How do you describe such a person? The late Jesuit Scripture scholar Rev. Frank Cleary, SJ, was convinced that if someone set up a camcorder outside Jesus' tomb on Easter Sunday morning, the recorded tape would simply show just a tomb on Easter Sunday morning. The risen Jesus can only be experienced by those who do what's necessary to surface such an individual.

That seems to be why, in Sunday's Acts (10:34a,37-43) passage, Luke has Peter point out, "This man God raised on the third day and granted that He be visible, not to all the people, but to us, the witnesses chosen by God in advance." Jesus' resurrection is obviously a matter of faith, an event only people of faith can perceive.

Gradual change
No wonder Paul consistently reminds his communities that they, like the historical Jesus' original followers, must experience a "metanoia:" a complete reversal of their value systems.

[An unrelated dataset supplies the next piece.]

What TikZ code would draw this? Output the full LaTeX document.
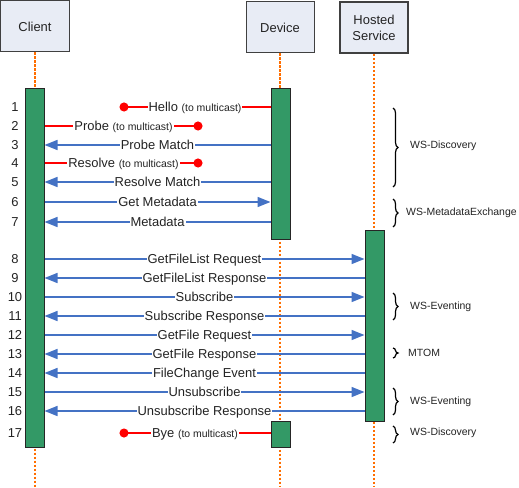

"Clear out the old yeast," he commands his Corinthian Christians, "so that you may become a fresh batch of dough, inasmuch as you are unleavened." Jesus' resurrection not only transformed Him; it also transforms us.

The three participants in John's empty-tomb passage (John 20:1-9) provide a classic example of the gradualness of this metanoia. At the point of Sunday's passage, Mary of Magdala, Simon Peter and the beloved disciple seem to be looking for just a "removed" Jesus: "They have taken the Lord from the tomb," Mary reports, "and we don't know where they've put Him."

Though all three eventually come to believe, John mentions that "they did not yet understand the Scripture that He had to rise from the dead."

Is it possible that, on this day of all days, some of us still don't understand the Scripture that we also must rise from the dead?